From the listing below, pull out the lines that hold "this".
┌─ Material provided
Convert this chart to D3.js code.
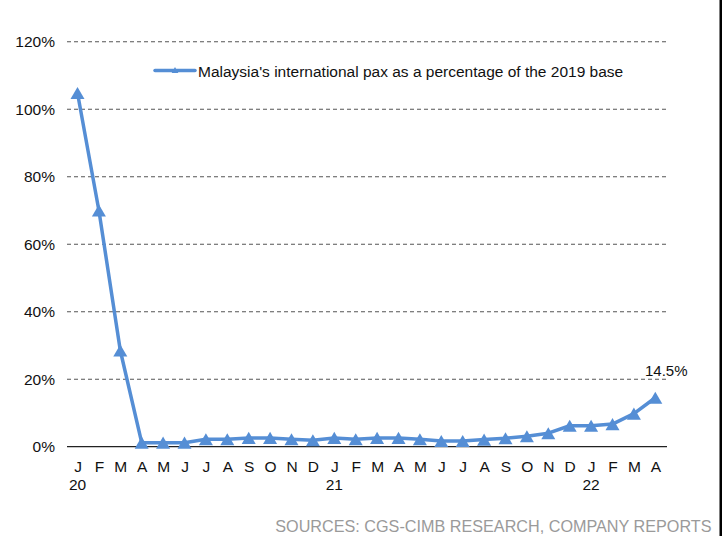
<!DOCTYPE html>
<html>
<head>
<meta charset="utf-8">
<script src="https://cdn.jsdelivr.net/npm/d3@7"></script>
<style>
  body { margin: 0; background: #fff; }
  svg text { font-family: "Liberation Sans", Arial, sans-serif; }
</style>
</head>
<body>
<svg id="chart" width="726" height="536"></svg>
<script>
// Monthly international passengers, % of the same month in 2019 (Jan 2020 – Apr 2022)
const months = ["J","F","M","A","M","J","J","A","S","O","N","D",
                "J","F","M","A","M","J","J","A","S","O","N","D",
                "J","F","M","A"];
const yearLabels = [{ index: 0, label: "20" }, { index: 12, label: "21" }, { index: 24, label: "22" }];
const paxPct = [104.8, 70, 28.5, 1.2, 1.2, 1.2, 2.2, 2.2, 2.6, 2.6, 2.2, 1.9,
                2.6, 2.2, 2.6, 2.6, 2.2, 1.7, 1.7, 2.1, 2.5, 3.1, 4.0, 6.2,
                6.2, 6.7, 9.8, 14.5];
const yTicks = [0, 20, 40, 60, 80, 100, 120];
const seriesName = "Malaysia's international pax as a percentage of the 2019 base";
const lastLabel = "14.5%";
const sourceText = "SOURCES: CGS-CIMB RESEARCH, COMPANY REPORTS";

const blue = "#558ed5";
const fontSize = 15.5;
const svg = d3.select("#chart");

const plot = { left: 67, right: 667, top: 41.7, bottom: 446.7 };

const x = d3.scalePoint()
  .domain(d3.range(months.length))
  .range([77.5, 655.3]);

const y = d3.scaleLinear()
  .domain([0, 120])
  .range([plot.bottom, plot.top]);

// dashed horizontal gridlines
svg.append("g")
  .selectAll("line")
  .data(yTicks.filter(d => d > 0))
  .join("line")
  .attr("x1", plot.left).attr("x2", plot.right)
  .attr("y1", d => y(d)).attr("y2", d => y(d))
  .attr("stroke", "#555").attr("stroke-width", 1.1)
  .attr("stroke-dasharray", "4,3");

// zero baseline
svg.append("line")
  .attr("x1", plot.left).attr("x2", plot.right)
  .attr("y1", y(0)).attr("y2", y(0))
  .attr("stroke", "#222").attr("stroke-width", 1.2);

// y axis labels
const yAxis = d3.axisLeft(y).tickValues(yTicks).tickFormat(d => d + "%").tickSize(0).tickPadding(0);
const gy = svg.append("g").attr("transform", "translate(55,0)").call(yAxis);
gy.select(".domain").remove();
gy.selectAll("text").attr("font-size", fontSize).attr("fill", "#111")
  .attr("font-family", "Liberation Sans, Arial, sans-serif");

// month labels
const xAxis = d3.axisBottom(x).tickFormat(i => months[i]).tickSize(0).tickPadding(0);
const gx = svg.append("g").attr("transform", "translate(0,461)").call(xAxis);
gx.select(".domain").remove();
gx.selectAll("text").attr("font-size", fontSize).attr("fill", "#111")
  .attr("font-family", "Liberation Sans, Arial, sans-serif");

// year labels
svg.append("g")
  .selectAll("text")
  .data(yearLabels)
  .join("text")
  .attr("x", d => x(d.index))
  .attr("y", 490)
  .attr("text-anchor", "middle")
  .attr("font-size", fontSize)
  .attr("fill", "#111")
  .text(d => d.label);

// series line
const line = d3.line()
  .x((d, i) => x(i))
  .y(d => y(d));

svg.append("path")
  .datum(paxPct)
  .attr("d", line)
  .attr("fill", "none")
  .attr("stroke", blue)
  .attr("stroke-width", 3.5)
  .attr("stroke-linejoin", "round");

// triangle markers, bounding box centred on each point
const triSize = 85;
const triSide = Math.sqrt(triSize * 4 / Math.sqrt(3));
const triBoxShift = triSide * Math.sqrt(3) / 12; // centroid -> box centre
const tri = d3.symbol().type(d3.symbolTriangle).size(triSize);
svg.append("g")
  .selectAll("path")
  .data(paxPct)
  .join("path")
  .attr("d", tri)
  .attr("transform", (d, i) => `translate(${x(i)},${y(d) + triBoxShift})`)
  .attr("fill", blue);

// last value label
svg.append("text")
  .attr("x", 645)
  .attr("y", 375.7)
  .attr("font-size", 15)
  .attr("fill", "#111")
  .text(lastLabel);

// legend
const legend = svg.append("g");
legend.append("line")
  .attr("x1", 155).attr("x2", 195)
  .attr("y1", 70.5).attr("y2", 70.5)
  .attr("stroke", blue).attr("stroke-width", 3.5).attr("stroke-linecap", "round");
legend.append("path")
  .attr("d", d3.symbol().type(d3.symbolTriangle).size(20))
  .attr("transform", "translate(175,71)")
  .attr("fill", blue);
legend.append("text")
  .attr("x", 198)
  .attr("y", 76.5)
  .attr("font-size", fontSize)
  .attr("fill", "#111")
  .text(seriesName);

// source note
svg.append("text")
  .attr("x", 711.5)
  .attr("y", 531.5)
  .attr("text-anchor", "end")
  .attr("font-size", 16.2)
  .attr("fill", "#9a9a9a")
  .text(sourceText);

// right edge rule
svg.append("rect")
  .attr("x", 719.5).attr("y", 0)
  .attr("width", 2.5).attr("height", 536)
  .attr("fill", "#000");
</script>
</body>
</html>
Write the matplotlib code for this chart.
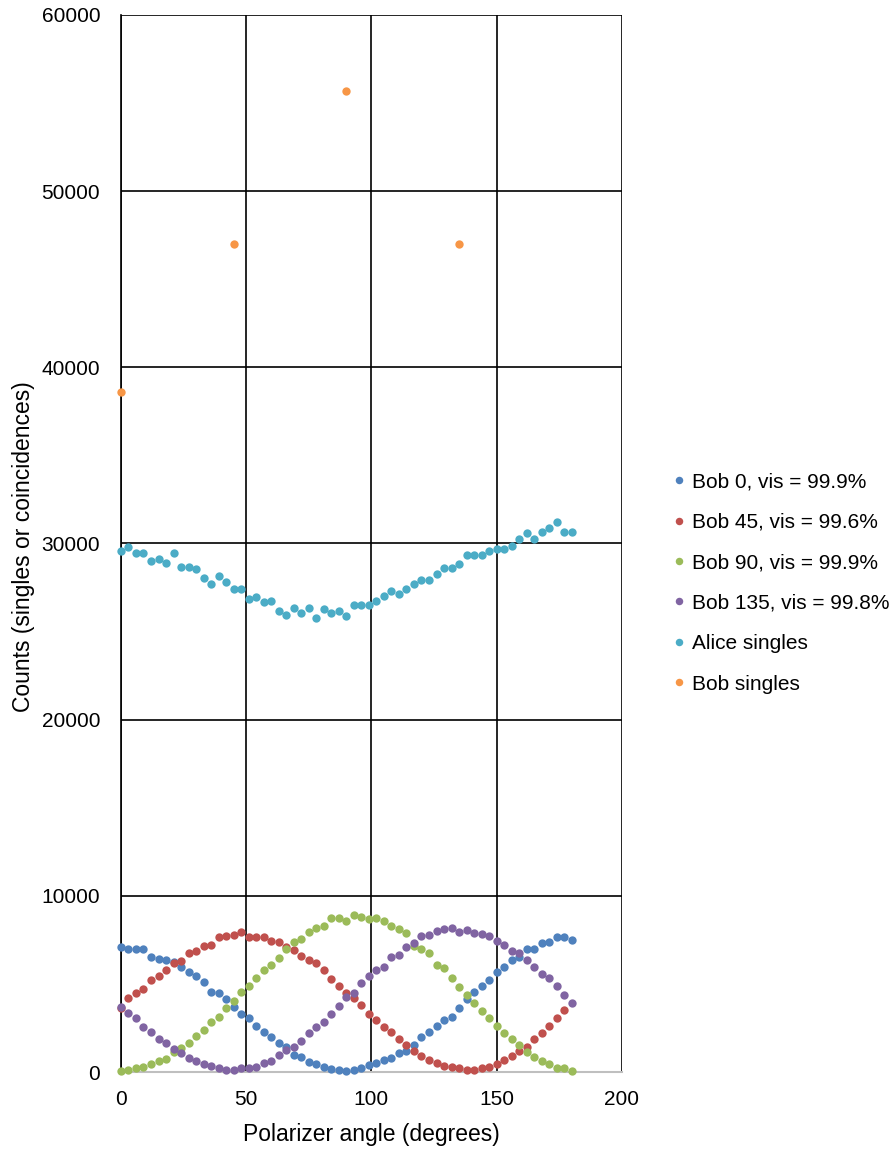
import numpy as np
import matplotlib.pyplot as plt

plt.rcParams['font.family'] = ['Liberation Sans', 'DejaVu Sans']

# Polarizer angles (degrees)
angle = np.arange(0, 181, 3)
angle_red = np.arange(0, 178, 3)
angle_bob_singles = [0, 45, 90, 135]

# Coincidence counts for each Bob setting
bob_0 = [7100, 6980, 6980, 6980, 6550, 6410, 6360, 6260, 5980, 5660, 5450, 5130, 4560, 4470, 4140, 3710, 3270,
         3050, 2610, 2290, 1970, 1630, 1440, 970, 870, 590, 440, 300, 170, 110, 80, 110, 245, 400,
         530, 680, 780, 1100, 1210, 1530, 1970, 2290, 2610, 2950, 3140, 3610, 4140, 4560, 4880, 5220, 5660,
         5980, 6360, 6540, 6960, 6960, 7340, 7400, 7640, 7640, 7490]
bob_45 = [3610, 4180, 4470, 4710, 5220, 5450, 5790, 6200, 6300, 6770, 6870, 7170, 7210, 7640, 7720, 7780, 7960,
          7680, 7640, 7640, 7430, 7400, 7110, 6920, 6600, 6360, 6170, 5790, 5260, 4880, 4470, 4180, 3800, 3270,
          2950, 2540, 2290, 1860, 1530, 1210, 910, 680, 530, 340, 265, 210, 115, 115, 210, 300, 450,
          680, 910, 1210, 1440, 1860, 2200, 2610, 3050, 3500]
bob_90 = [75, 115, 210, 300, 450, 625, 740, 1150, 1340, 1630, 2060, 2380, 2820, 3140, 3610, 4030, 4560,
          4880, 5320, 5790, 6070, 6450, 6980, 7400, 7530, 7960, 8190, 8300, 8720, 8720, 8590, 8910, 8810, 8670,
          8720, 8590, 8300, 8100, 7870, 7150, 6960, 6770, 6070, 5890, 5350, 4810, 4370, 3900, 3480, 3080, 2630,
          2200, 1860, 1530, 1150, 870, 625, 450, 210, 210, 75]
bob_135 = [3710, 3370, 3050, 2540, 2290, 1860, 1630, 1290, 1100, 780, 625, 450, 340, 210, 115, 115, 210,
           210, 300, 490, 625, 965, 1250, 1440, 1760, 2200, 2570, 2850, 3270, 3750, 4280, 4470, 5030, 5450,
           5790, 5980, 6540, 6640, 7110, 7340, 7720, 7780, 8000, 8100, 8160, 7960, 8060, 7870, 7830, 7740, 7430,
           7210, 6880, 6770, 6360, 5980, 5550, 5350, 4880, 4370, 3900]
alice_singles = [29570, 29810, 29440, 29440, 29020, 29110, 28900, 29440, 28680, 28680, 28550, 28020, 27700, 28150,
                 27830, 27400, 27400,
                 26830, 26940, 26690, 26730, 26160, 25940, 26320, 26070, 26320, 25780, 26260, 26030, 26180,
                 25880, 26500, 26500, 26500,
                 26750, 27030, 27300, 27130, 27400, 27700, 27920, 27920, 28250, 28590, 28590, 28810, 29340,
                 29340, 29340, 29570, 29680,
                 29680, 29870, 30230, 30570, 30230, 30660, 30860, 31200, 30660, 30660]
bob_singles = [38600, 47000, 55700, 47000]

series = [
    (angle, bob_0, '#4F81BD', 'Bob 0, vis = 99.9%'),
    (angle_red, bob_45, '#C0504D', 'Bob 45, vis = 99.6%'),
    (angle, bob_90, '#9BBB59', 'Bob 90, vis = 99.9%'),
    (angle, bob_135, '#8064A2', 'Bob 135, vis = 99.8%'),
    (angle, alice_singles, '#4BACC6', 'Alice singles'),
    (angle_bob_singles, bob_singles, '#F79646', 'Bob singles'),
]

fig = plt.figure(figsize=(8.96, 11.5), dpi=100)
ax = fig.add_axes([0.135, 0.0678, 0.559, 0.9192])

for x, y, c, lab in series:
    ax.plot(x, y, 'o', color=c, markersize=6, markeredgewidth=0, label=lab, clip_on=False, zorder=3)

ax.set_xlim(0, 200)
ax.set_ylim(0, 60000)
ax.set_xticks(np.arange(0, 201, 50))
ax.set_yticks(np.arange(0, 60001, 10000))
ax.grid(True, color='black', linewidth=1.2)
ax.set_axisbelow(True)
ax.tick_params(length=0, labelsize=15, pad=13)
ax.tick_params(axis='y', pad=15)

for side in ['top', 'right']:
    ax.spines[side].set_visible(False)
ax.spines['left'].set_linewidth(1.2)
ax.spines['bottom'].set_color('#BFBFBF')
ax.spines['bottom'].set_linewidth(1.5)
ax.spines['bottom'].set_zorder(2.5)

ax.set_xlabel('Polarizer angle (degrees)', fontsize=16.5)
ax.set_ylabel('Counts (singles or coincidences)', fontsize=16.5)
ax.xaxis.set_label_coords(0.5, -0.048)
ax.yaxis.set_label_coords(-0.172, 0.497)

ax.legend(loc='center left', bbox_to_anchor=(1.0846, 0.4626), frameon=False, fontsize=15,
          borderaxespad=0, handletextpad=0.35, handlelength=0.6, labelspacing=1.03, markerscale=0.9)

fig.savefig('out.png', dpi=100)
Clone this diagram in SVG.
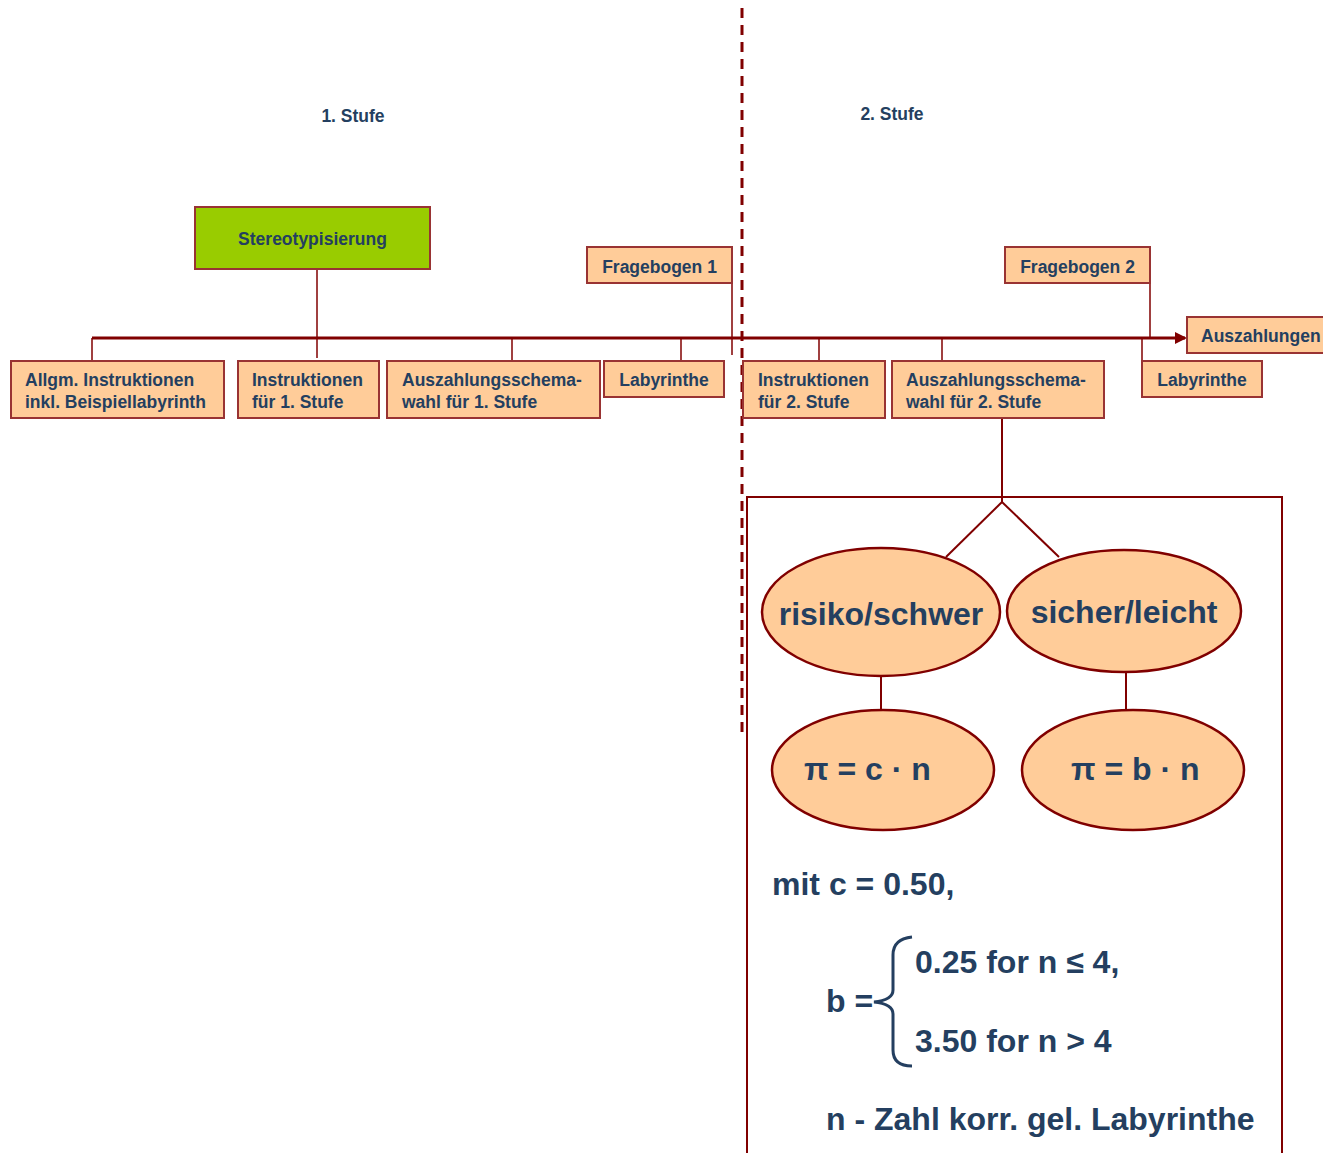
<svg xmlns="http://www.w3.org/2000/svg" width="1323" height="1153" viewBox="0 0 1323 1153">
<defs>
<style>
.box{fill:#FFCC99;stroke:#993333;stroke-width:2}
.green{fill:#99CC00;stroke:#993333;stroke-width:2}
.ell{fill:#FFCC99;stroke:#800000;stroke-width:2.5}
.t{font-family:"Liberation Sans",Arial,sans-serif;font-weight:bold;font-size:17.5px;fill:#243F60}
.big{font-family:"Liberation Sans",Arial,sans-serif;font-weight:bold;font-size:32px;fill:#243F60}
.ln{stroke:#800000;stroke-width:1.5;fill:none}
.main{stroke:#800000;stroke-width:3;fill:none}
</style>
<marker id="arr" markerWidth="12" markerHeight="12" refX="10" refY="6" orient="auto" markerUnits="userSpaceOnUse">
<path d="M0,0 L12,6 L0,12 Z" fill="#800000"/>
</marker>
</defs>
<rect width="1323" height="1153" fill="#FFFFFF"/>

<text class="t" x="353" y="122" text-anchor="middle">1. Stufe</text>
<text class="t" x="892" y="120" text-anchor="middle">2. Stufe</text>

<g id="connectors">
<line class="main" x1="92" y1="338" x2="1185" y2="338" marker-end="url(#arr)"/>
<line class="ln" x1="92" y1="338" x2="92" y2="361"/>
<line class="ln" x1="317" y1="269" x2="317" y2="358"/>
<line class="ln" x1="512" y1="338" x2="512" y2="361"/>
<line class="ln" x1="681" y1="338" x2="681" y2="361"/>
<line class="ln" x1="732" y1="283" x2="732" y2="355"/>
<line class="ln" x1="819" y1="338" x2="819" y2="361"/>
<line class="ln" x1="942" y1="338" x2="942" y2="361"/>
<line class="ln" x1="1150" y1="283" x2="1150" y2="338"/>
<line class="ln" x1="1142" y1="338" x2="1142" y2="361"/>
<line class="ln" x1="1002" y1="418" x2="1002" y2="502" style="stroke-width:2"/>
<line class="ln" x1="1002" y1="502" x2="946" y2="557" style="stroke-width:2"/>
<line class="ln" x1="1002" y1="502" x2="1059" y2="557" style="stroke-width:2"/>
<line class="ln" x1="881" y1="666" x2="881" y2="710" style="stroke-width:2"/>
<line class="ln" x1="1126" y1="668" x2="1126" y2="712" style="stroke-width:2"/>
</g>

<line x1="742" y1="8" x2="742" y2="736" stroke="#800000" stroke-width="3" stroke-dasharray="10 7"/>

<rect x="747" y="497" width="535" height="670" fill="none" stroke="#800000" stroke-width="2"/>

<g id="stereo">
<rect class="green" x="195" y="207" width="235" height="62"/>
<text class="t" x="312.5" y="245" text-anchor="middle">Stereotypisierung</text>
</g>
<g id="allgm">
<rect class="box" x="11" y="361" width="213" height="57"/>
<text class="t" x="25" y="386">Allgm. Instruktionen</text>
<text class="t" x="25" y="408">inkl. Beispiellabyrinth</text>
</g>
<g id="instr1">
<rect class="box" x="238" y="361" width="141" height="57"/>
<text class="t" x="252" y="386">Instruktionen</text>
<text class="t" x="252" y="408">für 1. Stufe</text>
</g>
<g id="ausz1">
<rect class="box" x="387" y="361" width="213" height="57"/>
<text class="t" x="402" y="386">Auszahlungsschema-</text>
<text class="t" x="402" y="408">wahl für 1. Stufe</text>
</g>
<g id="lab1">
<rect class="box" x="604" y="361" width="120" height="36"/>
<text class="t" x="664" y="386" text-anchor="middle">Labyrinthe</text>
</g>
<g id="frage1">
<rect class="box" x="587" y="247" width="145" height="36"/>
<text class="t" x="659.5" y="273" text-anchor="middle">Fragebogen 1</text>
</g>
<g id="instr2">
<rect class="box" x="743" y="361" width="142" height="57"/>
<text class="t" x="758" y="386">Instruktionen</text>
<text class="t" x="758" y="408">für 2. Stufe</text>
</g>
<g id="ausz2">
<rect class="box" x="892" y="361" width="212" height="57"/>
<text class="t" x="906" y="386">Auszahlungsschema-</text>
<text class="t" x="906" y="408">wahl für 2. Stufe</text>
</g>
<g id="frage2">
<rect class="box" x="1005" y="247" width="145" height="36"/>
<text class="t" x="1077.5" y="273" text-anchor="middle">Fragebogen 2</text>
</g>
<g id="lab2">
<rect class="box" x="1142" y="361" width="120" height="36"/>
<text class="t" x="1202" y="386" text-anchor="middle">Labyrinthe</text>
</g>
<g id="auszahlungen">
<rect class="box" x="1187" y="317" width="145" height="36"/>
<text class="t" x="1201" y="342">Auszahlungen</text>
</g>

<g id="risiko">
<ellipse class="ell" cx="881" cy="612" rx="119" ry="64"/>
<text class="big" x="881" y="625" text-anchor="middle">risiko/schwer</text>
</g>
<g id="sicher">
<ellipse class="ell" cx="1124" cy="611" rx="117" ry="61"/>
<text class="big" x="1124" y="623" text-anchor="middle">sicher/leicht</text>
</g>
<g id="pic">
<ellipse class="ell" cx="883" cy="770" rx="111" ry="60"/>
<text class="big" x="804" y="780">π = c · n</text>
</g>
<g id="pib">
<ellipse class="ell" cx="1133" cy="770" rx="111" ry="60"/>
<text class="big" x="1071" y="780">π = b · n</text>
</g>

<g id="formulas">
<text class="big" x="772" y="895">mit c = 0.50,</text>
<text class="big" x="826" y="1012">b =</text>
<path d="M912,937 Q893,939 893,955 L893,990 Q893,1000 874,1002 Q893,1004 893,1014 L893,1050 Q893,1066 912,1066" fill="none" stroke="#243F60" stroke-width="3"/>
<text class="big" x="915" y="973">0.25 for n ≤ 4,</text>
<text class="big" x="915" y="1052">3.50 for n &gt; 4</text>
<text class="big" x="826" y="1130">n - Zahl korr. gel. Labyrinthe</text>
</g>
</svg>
└─
Problem solution —
Convert this chart to D3.js code.
Write the matplotlib code for this chart.
Clone this diagram in SVG.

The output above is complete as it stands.